Villarreal’s success in Spain was built upon a tight-knit unit that shared a footballing philosophy; a little piece of South America in Castellón, with seven Argentinians, a Uruguayan, a Bolivian, a Brazilian and an Ecuadorian when Riquelme arrived, not to mention a Chilean coach in Manuel Pellegrini. It was Pellegrini – now at Malaga – who instilled in Arruabarrena the importance of the group in any success:

“In this job it’s fundamental to lead. It’s much more important than 4-2-2, 4-3-1 or 4-8-3… I don’t know how many systems there are and they keep adding numbers… What is important is to know the personalities of the players, and how to combine them.”

And that he has done.

Arruabarrena celebrates his Champions League goal against Inter in 2006

Blending together a mish-mash of fairly uninspiring players, only Boca Juniors have amassed more points than his side in the last 12 months.

He has unearthed the potential in players like Román Martinez, a former Deportivo Morón player who had failed in Spain, or Ezequiel Maggiolo, who is inexplicably nicknamed ‘lettuce’.

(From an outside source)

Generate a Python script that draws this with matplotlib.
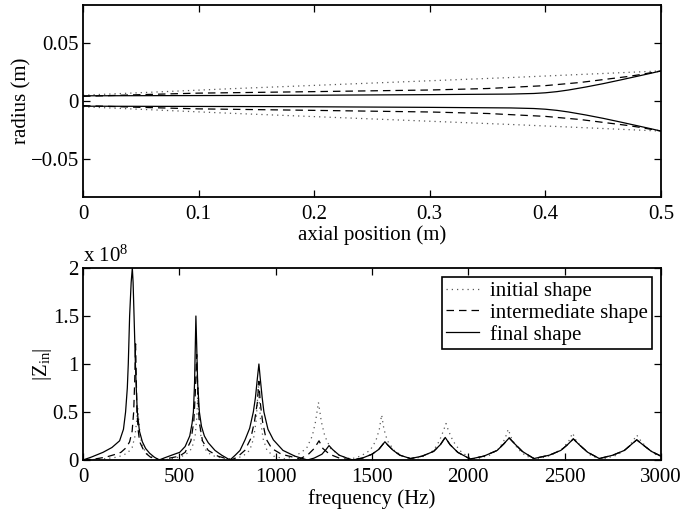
import matplotlib
matplotlib.use("Agg")
import matplotlib.pyplot as plt
import numpy as np

plt.rcParams['font.family'] = ['Liberation Serif', 'DejaVu Serif']
plt.rcParams['mathtext.fontset'] = 'custom'
plt.rcParams['mathtext.rm'] = 'Liberation Serif'
plt.rcParams['mathtext.it'] = 'Liberation Serif:italic'

# ---- Horn profiles (axial position in m, radius in m) ----
x_initial = [0.0, 0.125, 0.25, 0.375, 0.5]
r_initial = [0.005, 0.0105, 0.0155, 0.0205, 0.026]

x_intermediate = [0.0, 0.05, 0.1, 0.2, 0.3, 0.35, 0.4, 0.43, 0.45, 0.47, 0.48, 0.5]
r_intermediate = [0.004, 0.0055, 0.0068, 0.0081, 0.0095, 0.0108, 0.0133, 0.016, 0.0185,
                  0.021, 0.0225, 0.026]

x_final = [0.0, 0.1, 0.2, 0.3, 0.37, 0.39, 0.4, 0.41, 0.42, 0.435, 0.45, 0.465, 0.48, 0.49, 0.5]
r_final = [0.0045, 0.0047, 0.005, 0.0055, 0.006, 0.0065, 0.0071, 0.0081, 0.0095, 0.0121,
           0.015, 0.0182, 0.0215, 0.0237, 0.026]

# ---- Input impedance magnitude (Hz, x 1e8) ----
f_initial = [0, 100, 180, 230, 255, 270, 278, 284, 290, 297, 310, 335, 370, 420,
             480, 530, 565, 582, 591, 597, 603, 612, 630, 665, 720, 780,
             830, 865, 885, 898, 905, 910, 915, 922, 935, 955, 990, 1050,
             1110, 1160, 1190, 1207, 1222, 1237, 1255, 1285, 1330, 1390,
             1440, 1490, 1520, 1538, 1550, 1562, 1580, 1615, 1660, 1710,
             1770, 1820, 1850, 1870, 1884, 1898, 1920, 1955, 2000, 2040,
             2110, 2160, 2190, 2207, 2225, 2255, 2300, 2360,
             2430, 2490, 2522, 2541, 2560, 2595, 2640, 2700,
             2770, 2825, 2855, 2874, 2895, 2930, 2970, 3000]
z_initial = [0, 0.01, 0.03, 0.07, 0.13, 0.25, 0.4, 0.55, 0.4, 0.25, 0.13, 0.06, 0.02, 0.0,
             0.02, 0.05, 0.12, 0.25, 0.45, 0.75, 0.45, 0.25, 0.12, 0.05, 0.02, 0.01,
             0.04, 0.1, 0.22, 0.4, 0.6, 0.8, 0.6, 0.4, 0.22, 0.1, 0.04, 0.01,
             0.05, 0.12, 0.25, 0.4, 0.6, 0.4, 0.25, 0.12, 0.05, 0.01,
             0.04, 0.1, 0.2, 0.32, 0.47, 0.32, 0.2, 0.1, 0.04, 0.01,
             0.04, 0.1, 0.2, 0.3, 0.38, 0.3, 0.2, 0.1, 0.03, 0.01,
             0.05, 0.12, 0.22, 0.32, 0.22, 0.12, 0.04, 0.01,
             0.05, 0.12, 0.2, 0.28, 0.2, 0.12, 0.04, 0.01,
             0.05, 0.12, 0.2, 0.26, 0.2, 0.12, 0.06, 0.04]

f_intermediate = [0, 60, 119, 170, 197, 225, 242, 255, 263, 268, 273, 277, 280, 287, 294,
                  320, 350, 380, 410, 450, 500, 530, 560, 575, 583, 590, 596, 603,
                  620, 650, 700, 770, 800, 840, 870, 890, 905, 913, 920, 932, 950,
                  980, 1030, 1090, 1125, 1170, 1200, 1225, 1245, 1280, 1330, 1395,
                  1450, 1500, 1535, 1555, 1567, 1580, 1610, 1645, 1700,
                  1760, 1820, 1855, 1880, 1905, 1945, 2010,
                  2080, 2150, 2185, 2212, 2240, 2280, 2340,
                  2420, 2480, 2515, 2545, 2575, 2620, 2680,
                  2750, 2810, 2845, 2874, 2905, 2950, 3000]
z_intermediate = [0, 0.01, 0.03, 0.06, 0.08, 0.13, 0.19, 0.3, 0.5, 0.8, 1.21, 0.8, 0.5, 0.3, 0.19,
                  0.08, 0.03, 0.01, 0.0, 0.02, 0.04, 0.08, 0.2, 0.4, 0.7, 1.1, 0.7, 0.4,
                  0.2, 0.1, 0.04, 0.0, 0.03, 0.1, 0.22, 0.4, 0.6, 0.82, 0.6, 0.4, 0.22,
                  0.12, 0.06, 0.03, 0.01, 0.06, 0.12, 0.2, 0.12, 0.06, 0.02, 0.0,
                  0.02, 0.06, 0.11, 0.16, 0.19, 0.16, 0.1, 0.05, 0.015,
                  0.04, 0.09, 0.16, 0.235, 0.16, 0.08, 0.01,
                  0.04, 0.1, 0.17, 0.23, 0.17, 0.09, 0.015,
                  0.05, 0.1, 0.16, 0.22, 0.16, 0.08, 0.015,
                  0.05, 0.1, 0.16, 0.21, 0.16, 0.09, 0.04]

f_final = [0, 43, 104, 150, 190, 210, 221, 230, 235, 242, 250, 256, 260, 265, 272, 277,
           282, 293, 308, 325, 346, 370, 395, 420, 460, 502, 530, 554, 566, 573, 579,
           583, 586, 590, 595, 604, 615, 630, 650, 685, 720, 763, 790, 815, 841,
           865, 884, 895, 905, 913, 920, 930, 939, 960, 988, 1038, 1100, 1165,
           1200, 1240, 1262, 1277, 1295, 1330, 1370, 1400,
           1450, 1500, 1535, 1555, 1567, 1580, 1610, 1645, 1700,
           1760, 1820, 1855, 1880, 1905, 1945, 2010,
           2080, 2150, 2185, 2212, 2240, 2280, 2340,
           2420, 2480, 2515, 2545, 2575, 2620, 2680,
           2750, 2810, 2845, 2874, 2905, 2950, 3000]
z_final = [0, 0.03, 0.08, 0.13, 0.2, 0.32, 0.5, 0.75, 1.0, 1.5, 1.85, 2.0, 1.85, 1.5, 1.0, 0.72,
           0.5, 0.3, 0.19, 0.12, 0.07, 0.03, 0.0, 0.02, 0.05, 0.08, 0.14, 0.25, 0.38, 0.5, 0.8,
           1.2, 1.5, 1.2, 0.8, 0.5, 0.35, 0.25, 0.18, 0.1, 0.05, 0.0, 0.05, 0.1, 0.21,
           0.33, 0.5, 0.65, 0.85, 1.0, 0.85, 0.65, 0.5, 0.32, 0.21, 0.1, 0.04, 0.0,
           0.02, 0.06, 0.11, 0.15, 0.11, 0.05, 0.02, 0.0,
           0.02, 0.06, 0.11, 0.16, 0.19, 0.16, 0.1, 0.05, 0.015,
           0.04, 0.09, 0.16, 0.235, 0.16, 0.08, 0.01,
           0.04, 0.1, 0.17, 0.23, 0.17, 0.09, 0.015,
           0.05, 0.1, 0.16, 0.22, 0.16, 0.08, 0.015,
           0.05, 0.1, 0.16, 0.21, 0.16, 0.09, 0.04]

legend_labels = ['initial shape', 'intermediate shape', 'final shape']

FS = 15
dot_style = (0, (1, 3.2))
dash_style = (0, (6, 4))
lw = 0.9

fig = plt.figure(figsize=(6.82, 5.13), dpi=100)
ax1 = fig.add_axes([83/682, 1-197/513, 578/682, 192/513])
ax2 = fig.add_axes([83/682, 1-460/513, 578/682, 192/513])

# top: horn profiles
for xs, rs, ls, col in [(x_initial, r_initial, dot_style, '0.35'),
                        (x_intermediate, r_intermediate, dash_style, 'black'),
                        (x_final, r_final, '-', 'black')]:
    xs = np.array(xs); rs = np.array(rs)
    ax1.plot(xs, rs, linestyle=ls, color=col, lw=lw)
    ax1.plot(xs, -rs, linestyle=ls, color=col, lw=lw)
ax1.set_xlim(0, 0.5)
ax1.set_ylim(-0.083, 0.083)
ax1.set_xticks([0, 0.1, 0.2, 0.3, 0.4, 0.5])
ax1.set_xticklabels(['0', '0.1', '0.2', '0.3', '0.4', '0.5'])
ax1.set_yticks([-0.05, 0, 0.05])
ax1.set_yticklabels(['\u22120.05', '0', '0.05'])
ax1.set_xlabel('axial position (m)', fontsize=FS, labelpad=1)
ax1.set_ylabel('radius (m)', fontsize=FS, labelpad=-1)

# bottom: impedance
ax2.plot(f_initial, z_initial, linestyle=dot_style, color='0.35', lw=lw, label=legend_labels[0])
ax2.plot(f_intermediate, z_intermediate, linestyle=dash_style, color='black', lw=lw, label=legend_labels[1])
ax2.plot(f_final, z_final, linestyle='-', color='black', lw=lw, label=legend_labels[2])
ax2.set_xlim(0, 3000)
ax2.set_ylim(0, 2)
ax2.set_xticks([0, 500, 1000, 1500, 2000, 2500, 3000])
ax2.set_yticks([0, 0.5, 1, 1.5, 2])
ax2.set_yticklabels(['0', '0.5', '1', '1.5', '2'])
ax2.set_xlabel('frequency (Hz)', fontsize=FS, labelpad=1)
ax2.set_ylabel(r'$|\mathrm{Z}_{\mathrm{in}}|$', fontsize=FS, labelpad=-1)
ax2.text(0.0, 1.005, r'x 10$^{8}$', transform=ax2.transAxes, fontsize=FS,
         ha='left', va='bottom')
leg = ax2.legend(loc='upper right', fontsize=FS, frameon=True, fancybox=False,
                 edgecolor='black', framealpha=1, handlelength=1.6,
                 handletextpad=0.5, labelspacing=0.1, borderpad=0.2,
                 borderaxespad=0.45)
leg.get_frame().set_linewidth(1.2)

for ax in (ax1, ax2):
    ax.tick_params(direction='in', top=True, right=True, length=5, width=0.9,
                   labelsize=FS)
    ax.tick_params(axis='x', pad=6)
    ax.tick_params(axis='y', pad=3)
    for s in ax.spines.values():
        s.set_linewidth(1.3)

fig.savefig('out.png', dpi=100)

Diego Morales had also led a fairly unremarkable career until being picked up by Tigre, but he has since become the team’s attacking fulcrum, creating goals and also finishing the Apertura as their leading scorer. His role is similar to that of Riquelme in the Villarreal of the mid-noughties, and considering Arruabarrena was the one who originally convinced Riquelme to join the ‘Yellow Submarine’ from Barcelona, his appreciation of the importance of a classic South American ‘10’ is clear.

A win for Tigre this weekend may still not be enough to take them to the dizzying heights of the relegation playoff places, but even with most of his title rivals in midweek continental action, a first ever league title for the club couldn’t be further from the mind of El Vasco.

“Our table is the relegation table,” he said this week. “We mustn't make the mistake of thinking otherwise.”

He is humble too. When recently linked with the job at Boca Juniors - the club where he won the Copa Libertadores as a player – he was quick to quash the speculation, reasoning that he still makes far too many errors.

His mentor Pellegrini once told El País that “if one were to just put players in a tactical system, something crazy would happen”, but even though Arruabarena has followed this advice seemingly to the letter, he may find his side in the crazy situation of being champions while also getting relegated.